Now this equation represents a line, and so the shape of the path is going to be a line. Let's not forget that there is a restriction on the t values. So it's not going to be the entire line. When I graph it, it's important to know that it's a line, because all I have to do is plot two points. That's what the next part of the problem asks me to do. Plot points and graph the particle's path.

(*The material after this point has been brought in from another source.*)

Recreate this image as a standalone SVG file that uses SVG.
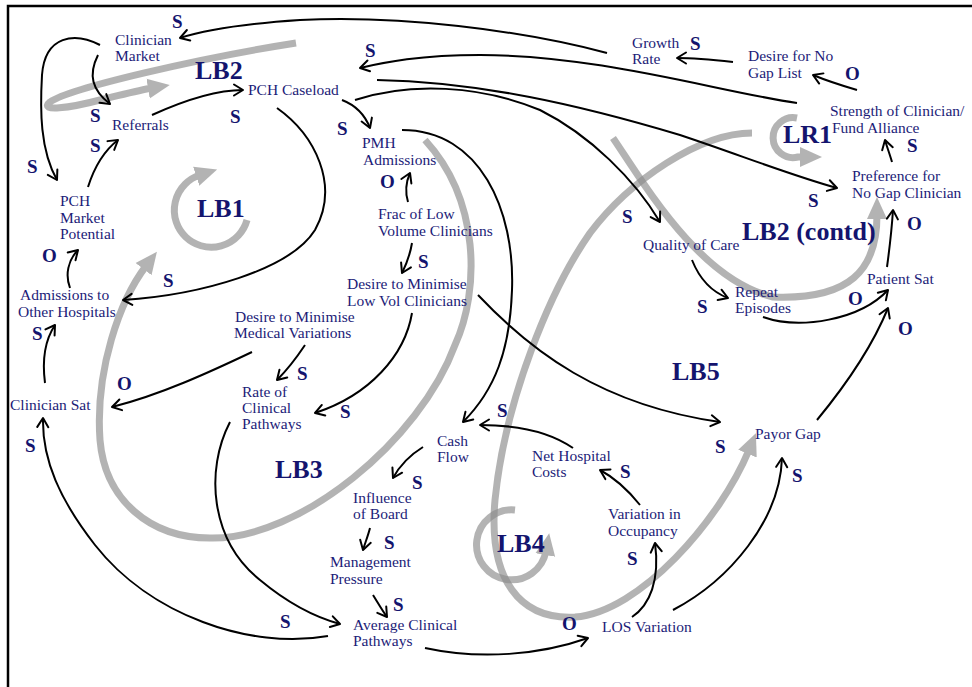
<svg xmlns="http://www.w3.org/2000/svg" width="972" height="687" viewBox="0 0 972 687">
<style>
.n{font-family:"Liberation Serif","Times New Roman",serif;font-size:15.5px;fill:#1c1c78}
.p{font-family:"Liberation Serif","Times New Roman",serif;font-size:19px;font-weight:bold;fill:#14146e}
.lp{font-family:"Liberation Serif","Times New Roman",serif;font-size:26px;font-weight:bold;fill:#14146e}
.c{fill:none;stroke:#000;stroke-width:2;marker-end:url(#ah)}
.g{fill:none;stroke:#8c8c8c;stroke-width:7;opacity:0.65;marker-end:url(#gh)}
</style>
<defs>
<marker id="ah" markerUnits="userSpaceOnUse" markerWidth="14" markerHeight="14" viewBox="0 0 14 14" refX="12" refY="7" orient="auto">
<path d="M3,1.5 L12,7 L3,12.5" fill="none" stroke="#000" stroke-width="2" stroke-linecap="round" stroke-linejoin="round"/>
</marker>
<marker id="gh" markerUnits="userSpaceOnUse" markerWidth="22" markerHeight="22" viewBox="0 0 22 22" refX="4" refY="11" orient="auto">
<path d="M0,1 L22,11 L0,21 z" fill="#8c8c8c"/>
</marker>
</defs>
<rect width="972" height="687" fill="#fff"/>
<g id="frame" stroke="#000" stroke-width="2.5" fill="none">
<path d="M8,687 L8,6 L972,6"/>
</g>
<g id="loops">
<path class="g" d="M296,43 C200,58 70,88 50,102 C38,112 70,108 100,100 C125,94 140,90 152,88"/>
<path class="g" d="M247,220 A37,37 0 1 1 200,175"/>
<path class="g" d="M425,140 C480,200 480,290 455,345 C420,440 300,540 210,538 C150,538 105,500 100,440 C95,370 120,300 146,266"/>
<path class="g" d="M613,138 C645,185 700,280 773,297 C850,300 877,270 877,215"/>
<path class="g" d="M752,133 C700,133 630,180 590,233 C550,290 505,400 495,500 C488,580 520,620 575,617 C640,612 720,520 749,450"/>
<path class="g" d="M515,510 A35,35 0 1 0 546,551"/>
<path class="g" d="M797,118 A20,20 0 1 0 798,157 L804,157"/>
</g>
<g id="connectors">
<path class="c" d="M607,53 C520,30 400,15 300,20 C240,24 205,30 180,38"/>
<path class="c" d="M797,103 C720,92 600,55 480,55 C420,55 385,62 360,68"/>
<path class="c" d="M377,80 C480,82 580,105 680,135 C740,155 790,175 837,188"/>
<path class="c" d="M355,100 C410,82 480,85 540,110 C590,135 635,180 660,222"/>
<path class="c" d="M342,100 C355,105 365,115 370,128"/>
<path class="c" d="M277,108 C315,135 340,185 315,230 C290,270 200,295 123,300"/>
<path class="c" d="M100,45 C75,32 45,35 42,75 C40,110 40,150 57,180"/>
<path class="c" d="M98,55 C88,75 92,90 110,104"/>
<path class="c" d="M88,187 C95,165 105,150 118,140"/>
<path class="c" d="M152,115 C185,100 215,90 243,90"/>
<path class="c" d="M70,288 C65,275 68,260 78,250"/>
<path class="c" d="M45,383 C42,360 45,340 55,325"/>
<path class="c" d="M252,352 C210,372 160,395 112,407"/>
<path class="c" d="M305,345 C295,360 285,372 277,380"/>
<path class="c" d="M412,313 C405,355 370,395 315,413"/>
<path class="c" d="M408,202 C405,192 406,182 410,173"/>
<path class="c" d="M412,243 C410,255 406,265 402,273"/>
<path class="c" d="M402,130 C480,130 515,210 512,290 C510,350 495,390 463,422"/>
<path class="c" d="M478,295 C530,350 600,405 720,422"/>
<path class="c" d="M573,448 C550,432 520,425 480,425"/>
<path class="c" d="M423,447 C410,455 400,465 393,478"/>
<path class="c" d="M370,528 C368,536 365,543 363,550"/>
<path class="c" d="M373,595 C378,603 382,610 387,617"/>
<path class="c" d="M230,422 C205,470 210,540 260,580 C290,605 318,618 340,624"/>
<path class="c" d="M328,636 C250,650 150,615 95,545 C60,500 42,460 43,418"/>
<path class="c" d="M425,648 C480,660 540,655 588,638"/>
<path class="c" d="M632,617 C650,605 660,580 655,543"/>
<path class="c" d="M673,610 C730,580 780,520 782,458"/>
<path class="c" d="M640,505 C628,490 615,478 600,470"/>
<path class="c" d="M817,420 C850,380 875,340 888,308"/>
<path class="c" d="M763,317 C800,330 860,320 888,290"/>
<path class="c" d="M692,260 C700,280 712,292 728,298"/>
<path class="c" d="M887,267 C890,245 892,225 893,210"/>
<path class="c" d="M892,162 C890,155 887,147 885,140"/>
<path class="c" d="M857,90 C840,85 825,80 813,75"/>
<path class="c" d="M733,62 C715,60 695,58 677,58"/>
</g>
<g id="polarities" class="p">
<text x="172" y="28">S</text><text x="230" y="123">S</text><text x="90" y="122">S</text>
<text x="90" y="152">S</text><text x="27" y="173">S</text><text x="42" y="262">O</text>
<text x="163" y="287">S</text><text x="32" y="340">S</text><text x="117" y="390">O</text>
<text x="25" y="452">S</text><text x="297" y="380">S</text><text x="340" y="418">S</text>
<text x="365" y="57">S</text><text x="337" y="135">S</text><text x="380" y="188">O</text>
<text x="418" y="268">S</text><text x="497" y="417">S</text><text x="620" y="478">S</text>
<text x="412" y="489">S</text><text x="384" y="549">S</text><text x="393" y="611">S</text>
<text x="280" y="628">S</text><text x="562" y="630">O</text><text x="627" y="565">S</text>
<text x="715" y="453">S</text><text x="792" y="482">S</text><text x="622" y="223">S</text>
<text x="697" y="313">S</text><text x="848" y="305">O</text><text x="898" y="335">O</text>
<text x="907" y="230">O</text><text x="808" y="207">S</text><text x="907" y="152">S</text>
<text x="845" y="80">O</text><text x="690" y="50">S</text>
</g>
<g id="loop-labels" class="lp">
<text x="195" y="79">LB2</text><text x="197" y="217">LB1</text><text x="275" y="478">LB3</text>
<text x="497" y="552">LB4</text><text x="672" y="380">LB5</text><text x="742" y="240">LB2 (contd)</text>
<text x="783" y="143">LR1</text>
</g>
<g id="clinician-market" class="n"><text x="115" y="45">Clinician</text><text x="115" y="61">Market</text></g>
<g id="pch-caseload" class="n"><text x="248" y="95">PCH Caseload</text></g>
<g id="referrals" class="n"><text x="112" y="130">Referrals</text></g>
<g id="pch-market-potential" class="n"><text x="60" y="206">PCH</text><text x="60" y="223">Market</text><text x="60" y="239">Potential</text></g>
<g id="admissions-other-hospitals" class="n"><text x="20" y="300">Admissions to</text><text x="18" y="317">Other Hospitals</text></g>
<g id="clinician-sat" class="n"><text x="10" y="410">Clinician Sat</text></g>
<g id="desire-min-med-var" class="n"><text x="235" y="322">Desire to Minimise</text><text x="234" y="338">Medical Variations</text></g>
<g id="rate-clinical-pathways" class="n"><text x="242" y="397">Rate of</text><text x="242" y="413">Clinical</text><text x="242" y="429">Pathways</text></g>
<g id="pmh-admissions" class="n"><text x="362" y="148">PMH</text><text x="363" y="165">Admissions</text></g>
<g id="frac-low-vol" class="n"><text x="378" y="219">Frac of Low</text><text x="378" y="236">Volume Clinicians</text></g>
<g id="desire-min-low-vol" class="n"><text x="347" y="289">Desire to Minimise</text><text x="347" y="306">Low Vol Clinicians</text></g>
<g id="cash-flow" class="n"><text x="437" y="446">Cash</text><text x="437" y="462">Flow</text></g>
<g id="net-hospital-costs" class="n"><text x="532" y="461">Net Hospital</text><text x="532" y="477">Costs</text></g>
<g id="influence-board" class="n"><text x="353" y="503">Influence</text><text x="353" y="519">of Board</text></g>
<g id="management-pressure" class="n"><text x="330" y="567">Management</text><text x="330" y="584">Pressure</text></g>
<g id="average-clinical-pathways" class="n"><text x="353" y="630">Average Clinical</text><text x="353" y="646">Pathways</text></g>
<g id="los-variation" class="n"><text x="602" y="632">LOS Variation</text></g>
<g id="variation-occupancy" class="n"><text x="608" y="519">Variation in</text><text x="608" y="536">Occupancy</text></g>
<g id="payor-gap" class="n"><text x="755" y="439">Payor Gap</text></g>
<g id="quality-care" class="n"><text x="643" y="250">Quality of Care</text></g>
<g id="repeat-episodes" class="n"><text x="735" y="297">Repeat</text><text x="735" y="313">Episodes</text></g>
<g id="patient-sat" class="n"><text x="867" y="284">Patient Sat</text></g>
<g id="preference-no-gap" class="n"><text x="852" y="181">Preference for</text><text x="852" y="198">No Gap Clinician</text></g>
<g id="strength-alliance" class="n"><text x="830" y="116">Strength of Clinician/</text><text x="832" y="133">Fund Alliance</text></g>
<g id="desire-no-gap-list" class="n"><text x="748" y="61">Desire for No</text><text x="748" y="78">Gap List</text></g>
<g id="growth-rate" class="n"><text x="632" y="48">Growth</text><text x="632" y="64">Rate</text></g>
</svg>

Let me plug in the two end points; 0 and 4. That will tell where my line segment is going to be, so just a little piece of a line. When t equals 0, x is -1 plus 4 times 0, -1. Y is 15 minus 3 times 0, 15. When t equals 0, I get -1/15. When t equals 4, I get -1 plus 4 times 4, plus 16 that's 15. I get 15 minus 3 times 4, 15 minus 12, 3. Let me plug -1, 15 and 15, 3. So -1 is here, 15 is up here. So that's -1, 15. Then 15, 3 is right here. Since I know it's a line, I can just draw the line segment connecting. I don't need anymore points.

I also know that the particle is here when t equals 0, and down here when t equals 4. Sometimes your teacher may actually want you to draw a little arrow indicating the direction of motion. This is a graph of the particle's path. The shape of the graph is the line that we found in part a. This is the shape of the graph.

When you're graphing a set of parametric equations, it's always good to indicate some motion, and give some time values so you have an idea of where the particle started, and if necessary where it ends.